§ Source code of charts
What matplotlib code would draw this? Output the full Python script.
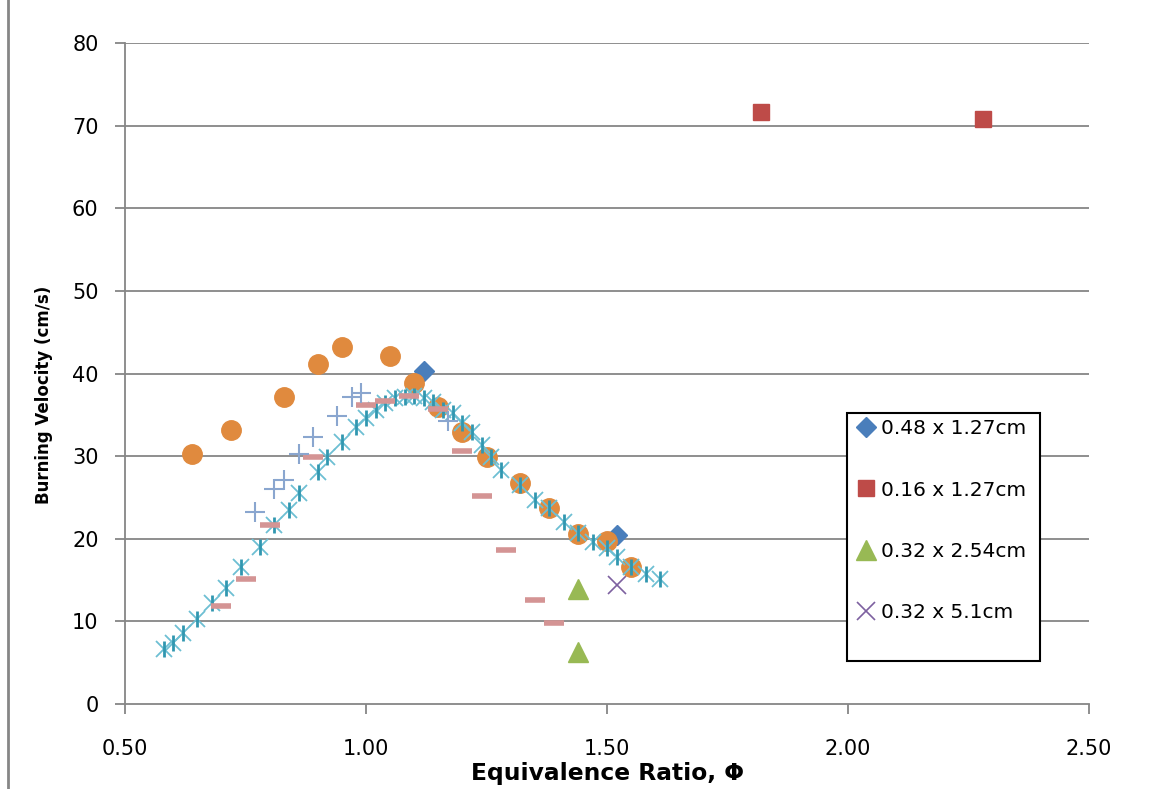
import matplotlib
matplotlib.use("Agg")
import matplotlib.pyplot as plt
from matplotlib.lines import Line2D
from matplotlib.patches import Rectangle

plt.rcParams['font.family'] = ['DejaVu Sans']

# legend series
d48_x = [1.12, 1.52]
d48_y = [40.3, 20.5]
d16_x = [1.82, 2.28]
d16_y = [71.6, 70.8]
d32a_x = [1.44, 1.44]
d32a_y = [13.9, 6.3]
d32b_x = [1.52]
d32b_y = [14.4]

# other data sets
orange_x = [0.64, 0.72, 0.83, 0.90, 0.95, 1.05, 1.10, 1.15, 1.20, 1.25, 1.32, 1.38, 1.44, 1.50, 1.55]
orange_y = [30.3, 33.2, 37.2, 41.2, 43.2, 42.1, 38.9, 35.9, 32.9, 29.9, 26.8, 23.7, 20.6, 19.7, 16.6]

cyan_x = [0.58, 0.60, 0.62, 0.65, 0.68, 0.71, 0.74, 0.78, 0.81, 0.84, 0.86, 0.90, 0.92, 0.95,
          0.98, 1.00, 1.02, 1.04, 1.06, 1.08, 1.10, 1.12, 1.14, 1.16, 1.18, 1.20, 1.22, 1.24,
          1.26, 1.28, 1.32, 1.35, 1.38, 1.41, 1.44, 1.47, 1.50, 1.52, 1.55, 1.58, 1.61]
cyan_y = [6.7, 7.4, 8.6, 10.3, 12.2, 14.0, 16.6, 19.0, 21.7, 23.5, 25.5, 28.1, 29.9, 31.7,
          33.5, 34.6, 35.6, 36.4, 37.0, 37.2, 37.3, 37.0, 36.5, 35.6, 35.2, 34.0, 32.9, 31.4,
          29.9, 28.3, 26.5, 24.7, 23.7, 22.0, 20.7, 19.6, 18.9, 17.8, 16.6, 15.7, 15.1]

pink_x = [0.70, 0.75, 0.80, 0.89, 1.00, 1.04, 1.09, 1.15, 1.20, 1.24, 1.29, 1.35, 1.39]
pink_y = [11.9, 15.1, 21.7, 29.9, 36.2, 36.7, 37.3, 35.7, 30.6, 25.2, 18.6, 12.6, 9.8]

plus_x = [0.77, 0.81, 0.83, 0.86, 0.89, 0.94, 0.97, 0.99, 1.17]
plus_y = [23.2, 26.0, 27.1, 30.3, 32.3, 34.9, 37.2, 37.6, 34.2]

xticks = [0.5, 1.0, 1.5, 2.0, 2.5]

fig = plt.figure(figsize=(11.5, 7.89), dpi=100)
ax = fig.add_axes([0.1087, 0.1077, 0.8383, 0.8378])

grid_c = '#868686'
for v in range(10, 90, 10):
    ax.axhline(v, color=grid_c, lw=1.3, zorder=0)

ax.plot(d48_x, d48_y, 'D', color='#4a7ebb', ms=10, ls='none', label='0.48 x 1.27cm', zorder=3)
ax.plot(d16_x, d16_y, 's', color='#be4b48', ms=12, ls='none', label='0.16 x 1.27cm', zorder=3)
ax.plot(d32a_x, d32a_y, '^', color='#98b954', ms=14, ls='none', label='0.32 x 2.54cm', zorder=3)
ax.plot(d32b_x, d32b_y, 'x', color='#7d60a0', ms=13, mew=1.2, ls='none', label='0.32 x 5.1cm', zorder=3)

ax.plot(orange_x, orange_y, 'o', color='#e08a3e', ms=14, ls='none', zorder=4)
ax.plot(cyan_x, cyan_y, 'x', color='#6dbfd3', ms=12, mew=1.3, ls='none', zorder=5)
ax.plot(cyan_x, cyan_y, '|', color='#3197b0', ms=12, mew=2, ls='none', zorder=5)
ax.plot(pink_x, pink_y, '_', color='#d49494', ms=15, mew=4, ls='none', zorder=6)
ax.plot(plus_x, plus_y, '+', color='#8aa6cf', ms=14, mew=1.5, ls='none', zorder=6)

ax.set_xlim(0.5, 2.5)
ax.set_ylim(0, 80)
ax.set_xticks(xticks)
ax.set_xticklabels(['%.2f' % t for t in xticks])
ax.set_yticks(range(0, 90, 10))

for s in ['top', 'right']:
    ax.spines[s].set_visible(False)
for s in ['left', 'bottom']:
    ax.spines[s].set_color(grid_c)
    ax.spines[s].set_linewidth(1.3)
ax.tick_params(direction='out', length=7, width=1.3, color=grid_c, labelsize=15)
ax.tick_params(axis='x', pad=18)
ax.tick_params(axis='y', pad=12)

ax.set_xlabel('Equivalence Ratio, Φ', fontsize=16.8, fontweight='bold')
ax.set_ylabel('Burning Velocity (cm/s)', fontsize=12, fontweight='bold')
ax.xaxis.set_label_coords(0.5, -0.087)
ax.yaxis.set_label_coords(-0.075, 0.467)

# legend box like the reference (extra space at the bottom)
ax.add_patch(Rectangle((0.749, 0.065), 0.2, 0.375, transform=ax.transAxes, fill=True,
                       facecolor='white', edgecolor='black', lw=1.5, zorder=7, clip_on=False))
leg = ax.legend(loc='upper left', bbox_to_anchor=(0.753, 0.44), fontsize=14.5,
                frameon=False, labelspacing=2.1, handlelength=0.9, handletextpad=0.3,
                borderpad=0.3, borderaxespad=0)
leg.set_zorder(8)

fig.add_artist(Line2D([8 / 1150, 8 / 1150], [0, 1], color='#868686', lw=2, transform=fig.transFigure))

fig.savefig('out.png', dpi=100)
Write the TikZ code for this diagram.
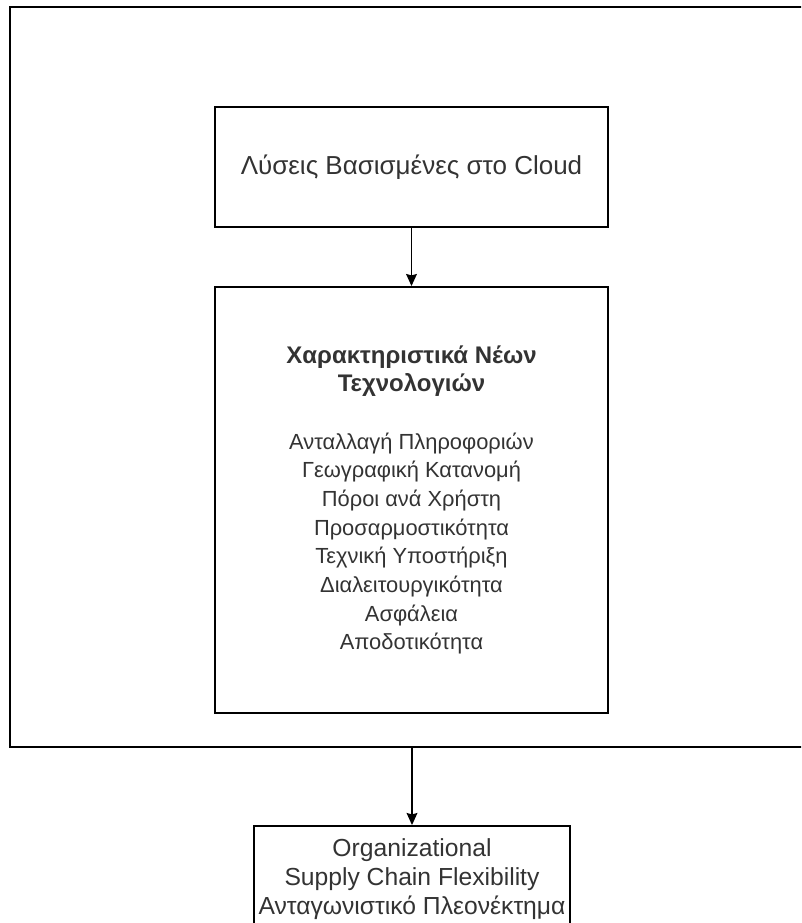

§ What this task involves
Restate word for word only the lines from where the entries begin through the one with "ax.axhline(v, color=grid_c, lw=1.3, zorder=0)"; omit the pictures.

§ Response to the task
What matplotlib code would draw this? Output the full Python script.
import matplotlib
matplotlib.use("Agg")
import matplotlib.pyplot as plt
from matplotlib.lines import Line2D
from matplotlib.patches import Rectangle

plt.rcParams['font.family'] = ['DejaVu Sans']

# legend series
d48_x = [1.12, 1.52]
d48_y = [40.3, 20.5]
d16_x = [1.82, 2.28]
d16_y = [71.6, 70.8]
d32a_x = [1.44, 1.44]
d32a_y = [13.9, 6.3]
d32b_x = [1.52]
d32b_y = [14.4]

# other data sets
orange_x = [0.64, 0.72, 0.83, 0.90, 0.95, 1.05, 1.10, 1.15, 1.20, 1.25, 1.32, 1.38, 1.44, 1.50, 1.55]
orange_y = [30.3, 33.2, 37.2, 41.2, 43.2, 42.1, 38.9, 35.9, 32.9, 29.9, 26.8, 23.7, 20.6, 19.7, 16.6]

cyan_x = [0.58, 0.60, 0.62, 0.65, 0.68, 0.71, 0.74, 0.78, 0.81, 0.84, 0.86, 0.90, 0.92, 0.95,
          0.98, 1.00, 1.02, 1.04, 1.06, 1.08, 1.10, 1.12, 1.14, 1.16, 1.18, 1.20, 1.22, 1.24,
          1.26, 1.28, 1.32, 1.35, 1.38, 1.41, 1.44, 1.47, 1.50, 1.52, 1.55, 1.58, 1.61]
cyan_y = [6.7, 7.4, 8.6, 10.3, 12.2, 14.0, 16.6, 19.0, 21.7, 23.5, 25.5, 28.1, 29.9, 31.7,
          33.5, 34.6, 35.6, 36.4, 37.0, 37.2, 37.3, 37.0, 36.5, 35.6, 35.2, 34.0, 32.9, 31.4,
          29.9, 28.3, 26.5, 24.7, 23.7, 22.0, 20.7, 19.6, 18.9, 17.8, 16.6, 15.7, 15.1]

pink_x = [0.70, 0.75, 0.80, 0.89, 1.00, 1.04, 1.09, 1.15, 1.20, 1.24, 1.29, 1.35, 1.39]
pink_y = [11.9, 15.1, 21.7, 29.9, 36.2, 36.7, 37.3, 35.7, 30.6, 25.2, 18.6, 12.6, 9.8]

plus_x = [0.77, 0.81, 0.83, 0.86, 0.89, 0.94, 0.97, 0.99, 1.17]
plus_y = [23.2, 26.0, 27.1, 30.3, 32.3, 34.9, 37.2, 37.6, 34.2]

xticks = [0.5, 1.0, 1.5, 2.0, 2.5]

fig = plt.figure(figsize=(11.5, 7.89), dpi=100)
ax = fig.add_axes([0.1087, 0.1077, 0.8383, 0.8378])

grid_c = '#868686'
for v in range(10, 90, 10):
    ax.axhline(v, color=grid_c, lw=1.3, zorder=0)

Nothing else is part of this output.